Hypotheticals that test judgment. Walk through your reasoning step by step.

  1. 1

    A customer claims they paid an invoice but you have no record of the payment. How do you resolve it?

    What they're really asking: Investigation discipline: request the remittance and bank confirmation, check the clearing account, check if the payment was applied to a different account or invoice, involve the bank if needed. Never just accept 'we paid' without documentation, and never call the customer wrong without checking everything first.

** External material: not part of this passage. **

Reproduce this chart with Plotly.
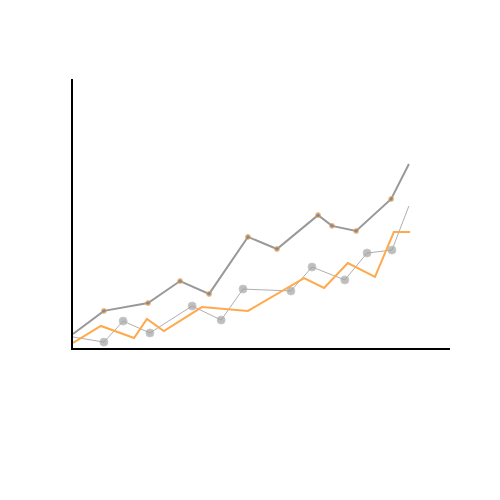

How to prepare for a Accounts Receivable Specialist interview

  • 1

    Know your aging buckets and DSO

    Days Sales Outstanding is the metric AR is measured by. Know your current DSO, how it compares to industry benchmarks, and what actions you've taken to reduce it.

  • 2

    ERP fluency is expected at most companies

    SAP, Oracle, NetSuite, Microsoft Dynamics, Epicor — name your systems and your depth. The difference between 'I can enter cash applications' and 'I can run aging reports, create credit memos, and resolve unapplied cash' is real and interviewers will probe it.

  • 3

    Collections is a communication skill

    The best AR people are professional, persistent, and specific: 'Invoice 12345 for $4,200, due March 15, is now 30 days past due — can you confirm payment status?' beats 'you have an overdue balance.'

  • 4

    Ask about their dispute resolution process

    AR teams with no clear escalation path for commercial disputes — price disagreements, deductions, returns — spend enormous time on issues that sales or operations need to resolve. Understanding the process before you start matters.

AR specialists with ERP fluency and collections experience are in steady demand across manufacturing, distribution, and services. The role is a common entry point into corporate finance and accounting, with paths toward credit management, billing supervision, and controller-track roles for those who develop broader accounting skills.